The option of bringing Labor into the government may itself frighten some Likud members into believing that their patronage slots will be diluted. Such a move could also result in the coalition taking on a more Ashkenazic and secular hue, which would alienate three traditional pillars of Likud support: right-wing, religious, and Sephardic voters. To mollify the Likud opposition, Peres has let it be known that he will no longer insist upon becoming foreign minister. This could pacify a key opponent to Labor's entry, Foreign Minister Silvan Shalom, who sided with Sharon against Netanyahu in the October 26 vote.

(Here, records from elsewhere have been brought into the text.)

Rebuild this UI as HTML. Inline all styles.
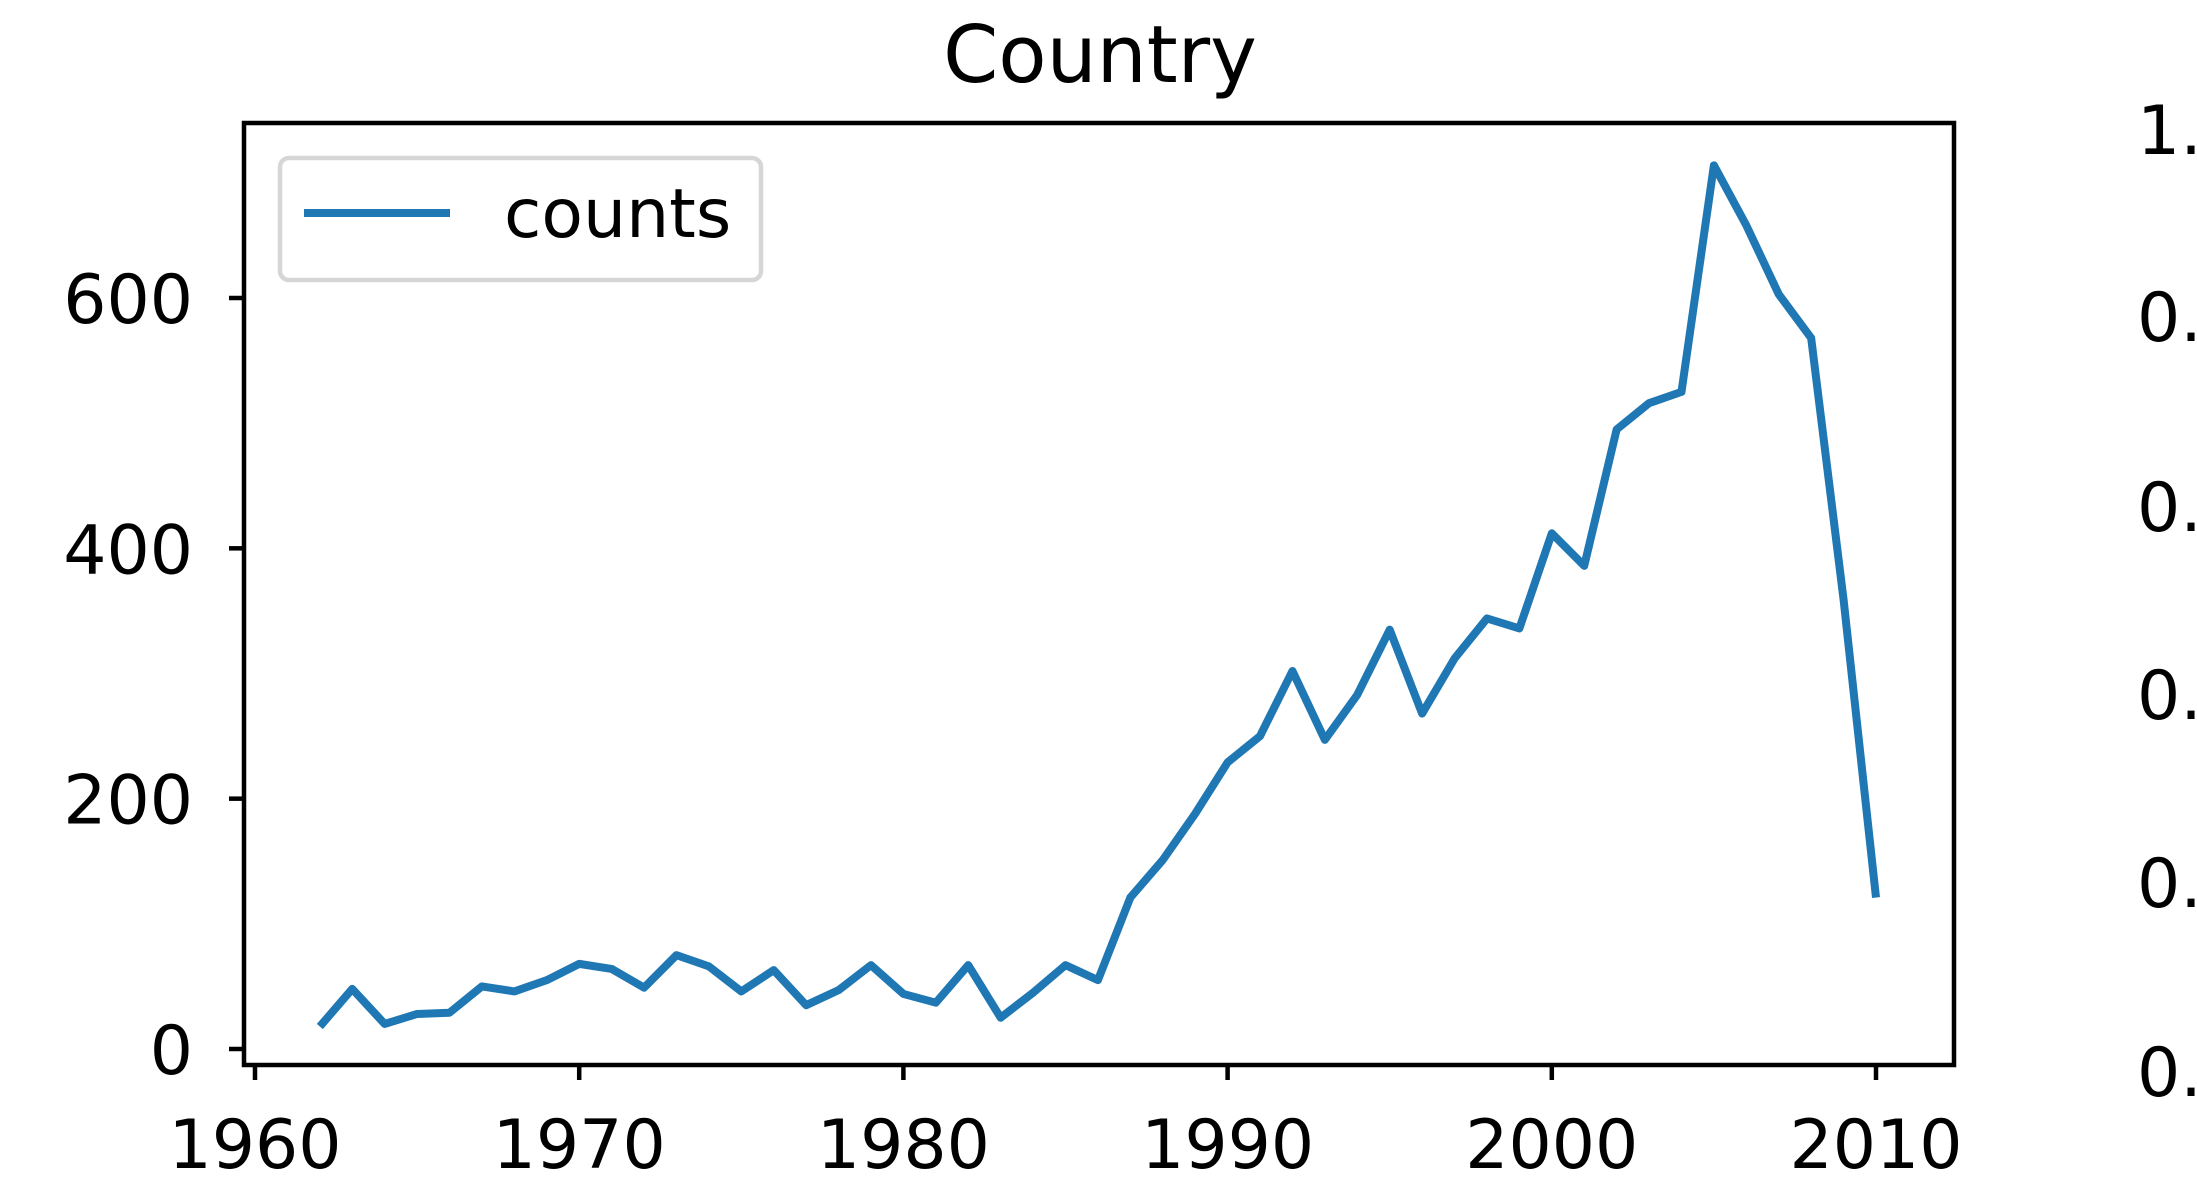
<!DOCTYPE html>
<html><head><meta charset="utf-8"><style>
html,body{margin:0;padding:0;background:#fff;}
svg{display:block;font-family:"DejaVu Sans","Liberation Sans",sans-serif;}
</style></head><body>
<svg id="chart" width="2197" height="1190" viewBox="0 0 2197 1190" xmlns="http://www.w3.org/2000/svg">
<text x="1100" y="82" font-size="79" text-anchor="middle" fill="#000">Country</text>
<g id="marks"></g>
<g id="axes"></g>
<rect x="244" y="123" width="1710" height="942" fill="none" stroke="#000" stroke-width="4.5"/>
<g>
<rect x="280" y="158" width="481" height="122" rx="9" fill="#fff" fill-opacity="0.8" stroke="#d6d6d6" stroke-width="4.5"/>
<line x1="304" y1="213" x2="450" y2="213" stroke="#1f77b4" stroke-width="8"/>
<text x="504" y="237" font-size="68" fill="#000">counts</text>
</g>
<g>
<text x="2137" y="154" font-size="68">1.</text>
<text x="2137" y="341" font-size="68">0.</text>
<text x="2137" y="531" font-size="68">0.</text>
<text x="2137" y="719" font-size="68">0.</text>
<text x="2137" y="907" font-size="68">0.</text>
<text x="2137" y="1096" font-size="68">0.</text>
</g>
</svg>
<script>
const years = [1962,1963,1964,1965,1966,1967,1968,1969,1970,1971,1972,1973,1974,1975,1976,1977,1978,1979,1980,1981,1982,1983,1984,1985,1986,1987,1988,1989,1990,1991,1992,1993,1994,1995,1996,1997,1998,1999,2000,2001,2002,2003,2004,2005,2006,2007,2008,2009,2010];
const counts = [18,48,20,28,29,50,46,55,68,64,49,75,66,46,63,35,47,67,44,37,67,25,45,67,55,121,151,188,229,250,302,247,283,335,268,312,344,336,412,386,495,516,525,706,658,603,568,359,121];
const xTicks = [1960,1970,1980,1990,2000,2010];
const yTicks = [0,200,400,600];
const NS = "http://www.w3.org/2000/svg";
function xs(v){return 255 + (v-1960)*(1876-255)/50;}
function ys(v){return 1049 - v*(1049-298)/600;}
const marks = document.getElementById('marks');
const axes = document.getElementById('axes');
const pl = document.createElementNS(NS,'polyline');
pl.setAttribute('points', years.map((y,i)=>xs(y)+','+ys(counts[i])).join(' '));
pl.setAttribute('fill','none');
pl.setAttribute('stroke','#1f77b4');
pl.setAttribute('stroke-width','8');
pl.setAttribute('stroke-linejoin','round');


marks.appendChild(pl);
xTicks.forEach(t=>{
  const l=document.createElementNS(NS,'line');
  l.setAttribute('x1',xs(t));l.setAttribute('x2',xs(t));l.setAttribute('y1',1065);l.setAttribute('y2',1080);
  l.setAttribute('stroke','#000');l.setAttribute('stroke-width','4.5');
  
  
  axes.appendChild(l);
  const tx=document.createElementNS(NS,'text');
  tx.setAttribute('x',xs(t));tx.setAttribute('y',1168);tx.setAttribute('font-size','68');tx.setAttribute('text-anchor','middle');
  tx.textContent=t;
  
  
  axes.appendChild(tx);
});
yTicks.forEach(t=>{
  const l=document.createElementNS(NS,'line');
  l.setAttribute('x1',229);l.setAttribute('x2',244);l.setAttribute('y1',ys(t));l.setAttribute('y2',ys(t));
  l.setAttribute('stroke','#000');l.setAttribute('stroke-width','4.5');
  
  
  axes.appendChild(l);
  const tx=document.createElementNS(NS,'text');
  tx.setAttribute('x',193);tx.setAttribute('y',ys(t)+25);tx.setAttribute('font-size','68');tx.setAttribute('text-anchor','end');
  tx.textContent=t;
  
  
  axes.appendChild(tx);
});
</script>
</body></html>
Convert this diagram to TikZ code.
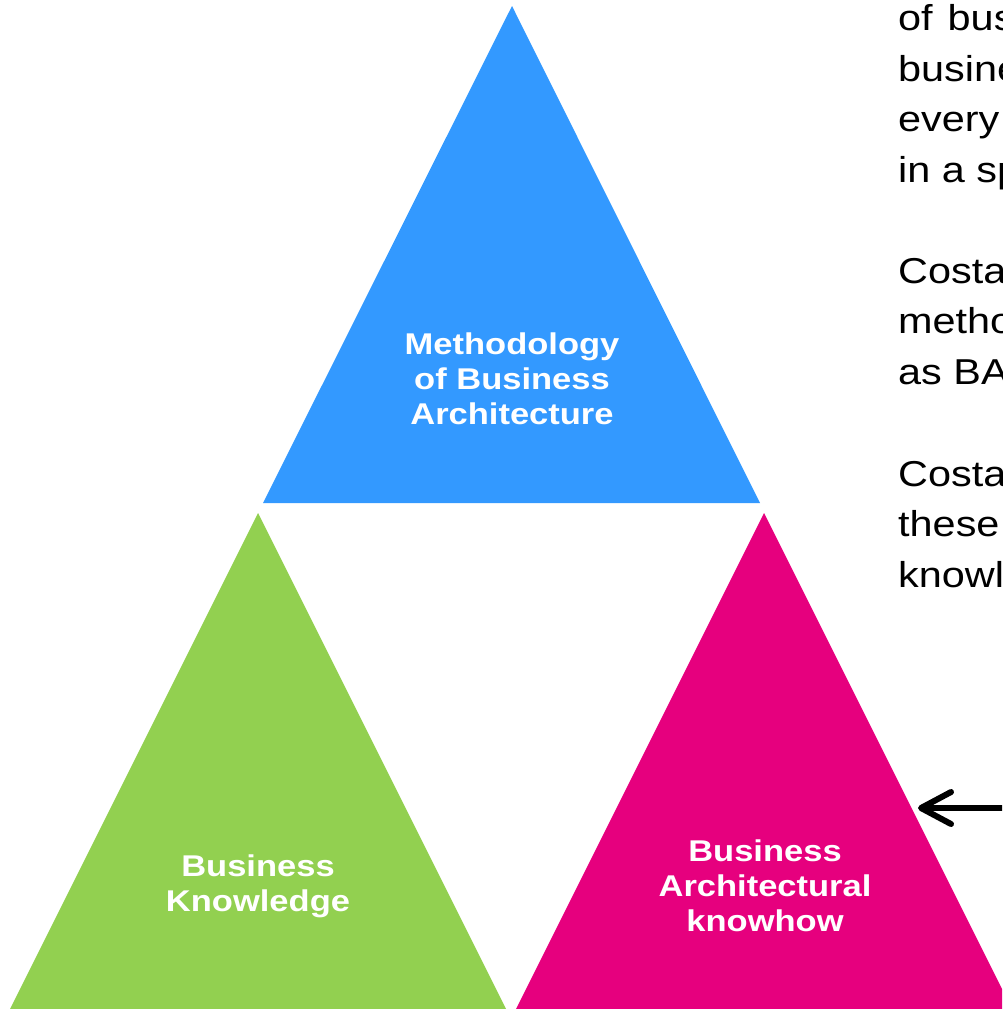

Netanyahu, another important opponent, has argued that Labor would seek to roll back some of his free-market reforms. Yet, some wonder whether he is more focused on being the standard-bearer of the Likud hardliner faction against Sharon. The ostensible justification for such a stance would be Sharon's refusal to consider a disengagement referendum, which Netanyahu insists is necessary to avoid splintering the party. There have been reports, which Netanyahu has not denied, that he will challenge Sharon before the next election. Overall, Likud is divided over disengagement, but it cannot be stated with certainty whether these divisions will lead to a permanent split within the party. In any event, Sharon has put his life and political fortunes on the line in this battle for Israel's future.
David Makovsky is a senior fellow and the director of the Project on the Middle East Peace Process at The Washington Institute.